There were the usual mixed messages, with participants given expensive anti-aging cosmetics and offers of makeovers and photographic portraits from corporations seeking to attract successful potential customers. There was Cartier, the French jewelry company, which sponsors a global competition for young female entrepreneurs like Ngouyombo. Five winners receive US$20,000 each and a year of business coaching from Cartier, management consultants McKinsey & Co, and Insead, the business school with campuses in France and Singapore.
The Women’s Forum was the brainchild of Aude Zieseniss de Thuin, 58, a French businesswoman who once applied to go to the Davos economic forum, without success.
“They didn’t even deign to respond,” she said.
Angry, she decided that Davos, with many fewer women than men, should have a more female-friendly analogue, and she created this forum three years ago as a private company.
The idea, she said in an interview, was not to create a feminist institution, but “to give a voice to women, half of the population,” and help provide role models.
“I’ve had a lot of satisfaction in watching rising talents,” she said, adding that her only regret was not having had the idea a decade earlier.
The current economic shock “will probably be terrible for many women around the world,” especially in poor countries, she said.
“I think it’s the beginning of a new world, a worse one, a more difficult one, especially for women. But I’m also optimistic, because it’s a time for women to take responsibility,” she said.
De Thuin usually charges 5,000 euros (US$6,700) for each participant, not including transportation or accommodation.
“I’m not a hypocrite; I’m an entrepreneur,” she said.
But women from small companies, poorer countries or charitable organizations pay half that. This year, the 1,200 attendees came from 88 countries, with a special emphasis on India.
De Thuin is a difficult boss, by all accounts, and the forum has yet to attract Davos’ star power. But the concept of the forum seems to transcend its difficulties.
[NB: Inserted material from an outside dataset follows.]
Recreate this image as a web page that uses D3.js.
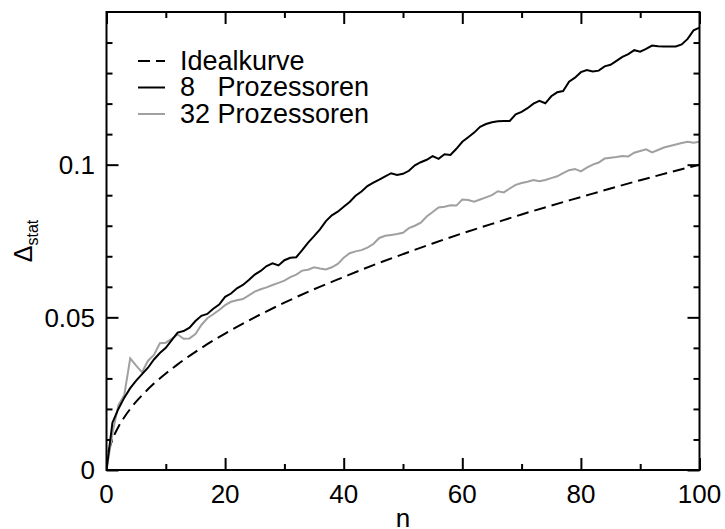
<!DOCTYPE html>
<html>
<head>
<meta charset="utf-8">
<script src="https://cdn.jsdelivr.net/npm/d3@7"></script>
<style>
  body { margin: 0; background: #fff; }
  text { font-family: "Liberation Sans", Arial, sans-serif; fill: #000; }
</style>
</head>
<body>
<svg id="chart" width="725" height="529"></svg>
<script>
const idealN = [0, 0.25, 0.5, 1, 2, 3, 4, 5, 6, 8, 10, 12, 15, 20, 25, 30, 35, 40, 45, 50, 55, 60, 65, 70, 75, 80, 85, 90, 95, 100];
const idealV = [0, 0.0050, 0.0071, 0.0100, 0.0141, 0.0173, 0.0200, 0.0224, 0.0245, 0.0283, 0.0316, 0.0346, 0.0387, 0.0447, 0.0500, 0.0548, 0.0592, 0.0632, 0.0671, 0.0707, 0.0742, 0.0775, 0.0806, 0.0837, 0.0866, 0.0894, 0.0922, 0.0949, 0.0975, 0.1000];

// 8 and 32 processors, n = 0..100
const p8 = [0, 0.0155, 0.0200, 0.0237, 0.0268, 0.0293, 0.0314, 0.0335, 0.0362, 0.0383,
  0.0400, 0.0425, 0.0450, 0.0455, 0.0466, 0.0488, 0.0505, 0.0511, 0.0528, 0.0542,
  0.0567, 0.0578, 0.0595, 0.0606, 0.0622, 0.0640, 0.0652, 0.0668, 0.0677, 0.0670,
  0.0687, 0.0695, 0.0697, 0.0720, 0.0745, 0.0766, 0.0788, 0.0815, 0.0834, 0.0846,
  0.0862, 0.0878, 0.0898, 0.0912, 0.0930, 0.0941, 0.0951, 0.0962, 0.0972, 0.0966,
  0.0970, 0.0980, 0.0998, 0.1008, 0.1016, 0.1028, 0.1019, 0.1034, 0.1032, 0.1052,
  0.1075, 0.1090, 0.1105, 0.1124, 0.1133, 0.1139, 0.1142, 0.1143, 0.1143, 0.1165,
  0.1173, 0.1185, 0.1200, 0.1209, 0.1201, 0.1224, 0.1237, 0.1241, 0.1272, 0.1285,
  0.1303, 0.1310, 0.1305, 0.1308, 0.1322, 0.1327, 0.1340, 0.1353, 0.1362, 0.1375,
  0.1370, 0.1379, 0.1390, 0.1388, 0.1387, 0.1387, 0.1387, 0.1394, 0.1412, 0.1440,
  0.1449];
const p32 = [0, 0.0120, 0.0212, 0.0246, 0.0366, 0.0342, 0.0320, 0.0358, 0.0377, 0.0415,
  0.0417, 0.0430, 0.0444, 0.0430, 0.0431, 0.0445, 0.0475, 0.0497, 0.0510, 0.0524,
  0.0540, 0.0551, 0.0556, 0.0560, 0.0572, 0.0584, 0.0592, 0.0598, 0.0606, 0.0613,
  0.0620, 0.0632, 0.0640, 0.0653, 0.0656, 0.0664, 0.0660, 0.0657, 0.0664, 0.0675,
  0.0695, 0.0710, 0.0716, 0.0720, 0.0728, 0.0740, 0.0760, 0.0767, 0.0770, 0.0773,
  0.0777, 0.0792, 0.0800, 0.0810, 0.0830, 0.0845, 0.0860, 0.0862, 0.0867, 0.0866,
  0.0886, 0.0884, 0.0879, 0.0886, 0.0893, 0.0900, 0.0913, 0.0909, 0.0922, 0.0934,
  0.0940, 0.0944, 0.0950, 0.0946, 0.0950, 0.0956, 0.0962, 0.0972, 0.0982, 0.0986,
  0.0978, 0.0990, 0.1000, 0.1007, 0.1020, 0.1023, 0.1025, 0.1028, 0.1027, 0.1039,
  0.1045, 0.1050, 0.1040, 0.1048, 0.1056, 0.1061, 0.1066, 0.1071, 0.1075, 0.1072,
  0.1075];

const xMajor = [0, 20, 40, 60, 80, 100];
const xMinor = [10, 30, 50, 70, 90];
const yMajor = [0, 0.05, 0.1];
const yMinor = [0.01, 0.02, 0.03, 0.04, 0.06, 0.07, 0.08, 0.09, 0.11, 0.12, 0.13, 0.14];
const yLabels = ["0", "0.05", "0.1"];

const legendNames = ["Idealkurve", "8   Prozessoren", "32 Prozessoren"];

const svg = d3.select("#chart");
const m = {left: 106.5, right: 699.5, top: 12, bottom: 470};
const W = m.right - m.left, H = m.bottom - m.top;

const x = d3.scaleLinear().domain([0, 100]).range([m.left, m.right]);
const y = d3.scaleLinear().domain([0, 0.15]).range([m.bottom, m.top]);

// ticks (inward on all four sides)
function tickAxis(axis, vals, size, tx, ty) {
  const g = svg.append("g").attr("transform", `translate(${tx},${ty})`)
    .call(axis.tickValues(vals).tickSize(size).tickFormat(""));
  g.select(".domain").remove();
  g.selectAll("line").attr("stroke", "#000").attr("stroke-width", 2);
  return g;
}
tickAxis(d3.axisBottom(x), xMajor, -12, 0, m.bottom);
tickAxis(d3.axisBottom(x), xMinor, -6, 0, m.bottom);
tickAxis(d3.axisTop(x), xMajor, -12, 0, m.top);
tickAxis(d3.axisTop(x), xMinor, -6, 0, m.top);
tickAxis(d3.axisLeft(y), yMajor, -12, m.left, 0);
tickAxis(d3.axisLeft(y), yMinor, -6, m.left, 0);
tickAxis(d3.axisRight(y), yMajor, -12, m.right, 0);
tickAxis(d3.axisRight(y), yMinor, -6, m.right, 0);

// tick labels
svg.append("g").selectAll("text").data(xMajor).join("text")
  .attr("x", d => x(d)).attr("y", 503)
  .attr("text-anchor", "middle").attr("font-size", 26)
  .text(d => d);
svg.append("g").selectAll("text").data(yMajor).join("text")
  .attr("x", 95).attr("y", d => y(d)).attr("dy", "0.36em")
  .attr("text-anchor", "end").attr("font-size", 26)
  .text((d, i) => yLabels[i]);

// axis titles
svg.append("text").attr("x", (m.left + m.right) / 2).attr("y", 527)
  .attr("text-anchor", "middle").attr("font-size", 26).text("n");
const yt = svg.append("text")
  .attr("transform", `translate(32,${(m.top + m.bottom) / 2}) rotate(-90)`)
  .attr("text-anchor", "middle");
yt.append("tspan").attr("font-size", 25).text("\u0394");
yt.append("tspan").attr("font-size", 16).attr("dy", 6).text("stat");

// curves
svg.append("clipPath").attr("id", "plot")
  .append("rect").attr("x", m.left).attr("y", m.top).attr("width", W).attr("height", H);

const line = d3.line().x(d => x(d[0])).y(d => y(d[1]));
const plot = svg.append("g").attr("clip-path", "url(#plot)");

plot.append("path")
  .datum(idealN.map((n, i) => [n, idealV[i]]))
  .attr("d", line.curve(d3.curveMonotoneX))
  .attr("fill", "none").attr("stroke", "#000").attr("stroke-width", 2)
  .attr("stroke-dasharray", "12,6");

line.curve(d3.curveLinear);
plot.append("path")
  .datum(p32.map((v, i) => [i, v]))
  .attr("d", line)
  .attr("fill", "none").attr("stroke", "#a0a0a0").attr("stroke-width", 2);

plot.append("path")
  .datum(p8.map((v, i) => [i, v]))
  .attr("d", line)
  .attr("fill", "none").attr("stroke", "#000").attr("stroke-width", 2);

// frame
svg.append("rect").attr("x", m.left).attr("y", m.top).attr("width", W).attr("height", H)
  .attr("fill", "none").attr("stroke", "#000").attr("stroke-width", 2);

// legend
const legStyles = [
  {stroke: "#000", dash: "12,6"},
  {stroke: "#000", dash: null},
  {stroke: "#a0a0a0", dash: null}
];
const leg = svg.append("g");
legendNames.forEach((name, i) => {
  const yy = 61 + i * 26.5;
  leg.append("line").attr("x1", 138).attr("x2", 165).attr("y1", yy).attr("y2", yy)
    .attr("stroke", legStyles[i].stroke).attr("stroke-width", 2)
    .attr("stroke-dasharray", legStyles[i].dash);
  leg.append("text").attr("x", 180).attr("y", yy + 8.5)
    .attr("font-size", 27).style("white-space", "pre").text(name);
});
</script>
</body>
</html>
As one board member said privately: “The point is to keep the idea alive.”
Ashby, from the US, left JPMorgan in 2000 to start Solera Capital, a private-equity firm.
“This conference is a fascinating mix of business and not-for-profits in a way that’s very powerful,” she said. “There’s a European flair, a candor and forthrightness, a self-awareness that’s very attractive.”
Women do not attend just for the panels, she said.
“We go to be together. We go for the immersion in this incredibly diverse community of women, and we all care. We are all bound by the caring,” she said.